▶ Your goal
Exactly retype the lines from the top of the data through the line containing "const yTicks = [0, 1, 2, 3, 4, 5, 6];", leaving out every picture.
= = = = = = =
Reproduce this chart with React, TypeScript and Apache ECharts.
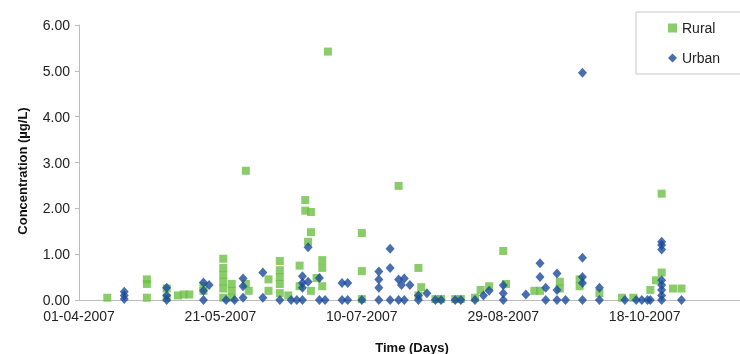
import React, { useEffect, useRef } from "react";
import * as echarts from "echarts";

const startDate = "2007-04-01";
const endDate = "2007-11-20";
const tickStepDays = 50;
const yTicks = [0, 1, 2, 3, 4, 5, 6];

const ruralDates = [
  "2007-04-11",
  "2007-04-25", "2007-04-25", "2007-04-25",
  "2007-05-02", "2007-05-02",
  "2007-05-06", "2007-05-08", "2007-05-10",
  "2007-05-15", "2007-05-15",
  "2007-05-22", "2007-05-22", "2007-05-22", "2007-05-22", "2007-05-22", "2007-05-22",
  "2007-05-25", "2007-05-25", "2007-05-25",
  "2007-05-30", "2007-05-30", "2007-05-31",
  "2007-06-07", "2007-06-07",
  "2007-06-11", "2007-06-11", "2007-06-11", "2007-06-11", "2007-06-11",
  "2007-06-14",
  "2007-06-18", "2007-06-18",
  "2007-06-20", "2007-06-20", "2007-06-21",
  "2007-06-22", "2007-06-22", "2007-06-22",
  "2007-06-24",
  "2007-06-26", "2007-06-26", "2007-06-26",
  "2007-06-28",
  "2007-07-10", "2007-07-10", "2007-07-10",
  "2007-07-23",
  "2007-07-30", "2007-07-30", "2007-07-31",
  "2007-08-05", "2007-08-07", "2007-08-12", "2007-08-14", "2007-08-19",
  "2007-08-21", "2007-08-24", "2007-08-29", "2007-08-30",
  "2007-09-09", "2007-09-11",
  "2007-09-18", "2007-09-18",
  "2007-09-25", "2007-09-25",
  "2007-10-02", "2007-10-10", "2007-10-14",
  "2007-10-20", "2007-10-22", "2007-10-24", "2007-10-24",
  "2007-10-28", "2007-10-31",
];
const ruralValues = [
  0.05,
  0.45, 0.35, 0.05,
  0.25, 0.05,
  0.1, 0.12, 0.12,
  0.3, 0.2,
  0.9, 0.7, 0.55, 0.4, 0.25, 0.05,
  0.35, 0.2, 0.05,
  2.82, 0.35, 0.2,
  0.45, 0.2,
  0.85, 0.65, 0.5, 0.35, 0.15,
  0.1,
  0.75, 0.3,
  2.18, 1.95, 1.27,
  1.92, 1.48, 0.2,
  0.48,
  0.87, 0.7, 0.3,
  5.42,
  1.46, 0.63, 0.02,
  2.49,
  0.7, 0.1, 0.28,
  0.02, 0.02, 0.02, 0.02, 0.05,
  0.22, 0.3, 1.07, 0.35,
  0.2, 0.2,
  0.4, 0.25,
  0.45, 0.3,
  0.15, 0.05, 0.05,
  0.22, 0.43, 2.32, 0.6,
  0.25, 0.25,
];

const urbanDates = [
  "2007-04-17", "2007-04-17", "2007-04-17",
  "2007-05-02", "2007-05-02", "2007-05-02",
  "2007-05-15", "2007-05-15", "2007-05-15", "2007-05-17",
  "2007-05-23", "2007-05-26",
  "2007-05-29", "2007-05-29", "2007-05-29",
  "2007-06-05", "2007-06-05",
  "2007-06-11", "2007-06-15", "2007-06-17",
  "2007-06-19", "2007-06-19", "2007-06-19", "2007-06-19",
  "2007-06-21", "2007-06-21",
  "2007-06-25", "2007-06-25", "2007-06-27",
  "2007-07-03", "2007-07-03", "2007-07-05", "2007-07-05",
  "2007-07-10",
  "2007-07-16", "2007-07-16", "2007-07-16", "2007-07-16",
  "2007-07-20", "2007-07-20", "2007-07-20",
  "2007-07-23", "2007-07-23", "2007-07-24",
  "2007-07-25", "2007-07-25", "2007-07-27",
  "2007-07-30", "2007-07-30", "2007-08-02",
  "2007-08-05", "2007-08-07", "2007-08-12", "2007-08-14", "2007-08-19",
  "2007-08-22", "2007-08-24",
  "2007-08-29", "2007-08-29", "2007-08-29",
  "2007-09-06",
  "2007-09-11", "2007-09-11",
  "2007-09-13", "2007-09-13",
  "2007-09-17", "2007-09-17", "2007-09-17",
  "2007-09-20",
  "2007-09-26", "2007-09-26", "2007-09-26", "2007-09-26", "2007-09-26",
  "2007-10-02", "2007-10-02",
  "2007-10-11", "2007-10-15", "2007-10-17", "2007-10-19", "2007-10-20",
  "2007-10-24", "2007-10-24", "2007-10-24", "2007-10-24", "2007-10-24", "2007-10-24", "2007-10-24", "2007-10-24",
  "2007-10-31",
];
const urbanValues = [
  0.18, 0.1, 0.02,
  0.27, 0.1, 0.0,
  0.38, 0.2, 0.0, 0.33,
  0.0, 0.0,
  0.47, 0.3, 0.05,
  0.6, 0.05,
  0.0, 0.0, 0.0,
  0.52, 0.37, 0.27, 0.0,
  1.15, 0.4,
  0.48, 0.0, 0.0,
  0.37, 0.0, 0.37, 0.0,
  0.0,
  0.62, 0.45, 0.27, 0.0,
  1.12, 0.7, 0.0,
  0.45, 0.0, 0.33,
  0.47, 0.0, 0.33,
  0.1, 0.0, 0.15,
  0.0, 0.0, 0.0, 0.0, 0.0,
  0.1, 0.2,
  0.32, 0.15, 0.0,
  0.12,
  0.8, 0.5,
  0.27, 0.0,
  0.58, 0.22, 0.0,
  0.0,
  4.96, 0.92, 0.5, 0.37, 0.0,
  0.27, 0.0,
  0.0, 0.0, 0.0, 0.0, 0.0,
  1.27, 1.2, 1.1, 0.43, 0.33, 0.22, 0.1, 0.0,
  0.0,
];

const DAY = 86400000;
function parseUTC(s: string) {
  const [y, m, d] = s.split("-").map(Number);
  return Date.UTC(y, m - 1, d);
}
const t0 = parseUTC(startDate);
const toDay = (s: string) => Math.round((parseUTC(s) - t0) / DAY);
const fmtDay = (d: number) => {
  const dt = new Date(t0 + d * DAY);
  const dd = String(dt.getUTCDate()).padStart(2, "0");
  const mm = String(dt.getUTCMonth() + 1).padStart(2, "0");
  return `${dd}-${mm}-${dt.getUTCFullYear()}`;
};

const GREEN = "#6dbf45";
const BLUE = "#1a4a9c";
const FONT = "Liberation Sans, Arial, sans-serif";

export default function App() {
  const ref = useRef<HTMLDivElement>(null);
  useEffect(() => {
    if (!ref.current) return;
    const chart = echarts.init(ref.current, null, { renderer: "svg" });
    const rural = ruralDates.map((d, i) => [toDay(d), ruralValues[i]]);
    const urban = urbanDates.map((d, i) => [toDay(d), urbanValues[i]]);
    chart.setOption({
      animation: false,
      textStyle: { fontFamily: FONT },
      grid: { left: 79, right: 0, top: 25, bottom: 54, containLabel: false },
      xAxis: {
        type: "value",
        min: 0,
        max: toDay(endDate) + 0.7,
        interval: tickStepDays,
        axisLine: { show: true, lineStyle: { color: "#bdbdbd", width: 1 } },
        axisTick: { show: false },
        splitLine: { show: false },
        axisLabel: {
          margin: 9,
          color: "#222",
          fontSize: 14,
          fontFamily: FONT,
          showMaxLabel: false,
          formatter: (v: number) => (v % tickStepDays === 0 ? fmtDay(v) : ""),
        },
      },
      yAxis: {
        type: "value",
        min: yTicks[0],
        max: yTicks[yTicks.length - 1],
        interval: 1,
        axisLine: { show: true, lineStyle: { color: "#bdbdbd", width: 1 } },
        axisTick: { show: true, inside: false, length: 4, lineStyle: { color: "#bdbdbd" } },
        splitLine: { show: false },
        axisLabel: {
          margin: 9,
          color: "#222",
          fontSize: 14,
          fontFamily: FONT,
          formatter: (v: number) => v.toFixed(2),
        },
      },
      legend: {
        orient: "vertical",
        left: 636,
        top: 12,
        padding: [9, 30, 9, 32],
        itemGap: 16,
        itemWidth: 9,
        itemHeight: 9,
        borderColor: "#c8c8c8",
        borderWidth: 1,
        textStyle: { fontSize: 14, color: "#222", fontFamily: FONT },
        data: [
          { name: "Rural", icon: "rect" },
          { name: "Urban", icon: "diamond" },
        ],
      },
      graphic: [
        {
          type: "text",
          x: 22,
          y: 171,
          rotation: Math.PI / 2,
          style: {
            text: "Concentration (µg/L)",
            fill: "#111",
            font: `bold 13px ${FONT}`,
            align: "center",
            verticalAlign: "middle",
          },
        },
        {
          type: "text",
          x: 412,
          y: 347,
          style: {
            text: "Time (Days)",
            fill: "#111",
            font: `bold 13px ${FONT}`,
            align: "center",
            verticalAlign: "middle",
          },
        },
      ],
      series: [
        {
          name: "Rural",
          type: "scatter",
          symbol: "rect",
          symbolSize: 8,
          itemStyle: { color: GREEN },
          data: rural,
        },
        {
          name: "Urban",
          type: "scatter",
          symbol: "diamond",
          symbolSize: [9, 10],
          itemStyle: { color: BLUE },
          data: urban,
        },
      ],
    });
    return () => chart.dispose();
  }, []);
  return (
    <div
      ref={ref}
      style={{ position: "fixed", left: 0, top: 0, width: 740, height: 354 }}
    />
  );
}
= = = = = = =
▶ Solution for this exercise
Reproduce this chart with React, TypeScript and Apache ECharts.
import React, { useEffect, useRef } from "react";
import * as echarts from "echarts";

const startDate = "2007-04-01";
const endDate = "2007-11-20";
const tickStepDays = 50;
const yTicks = [0, 1, 2, 3, 4, 5, 6];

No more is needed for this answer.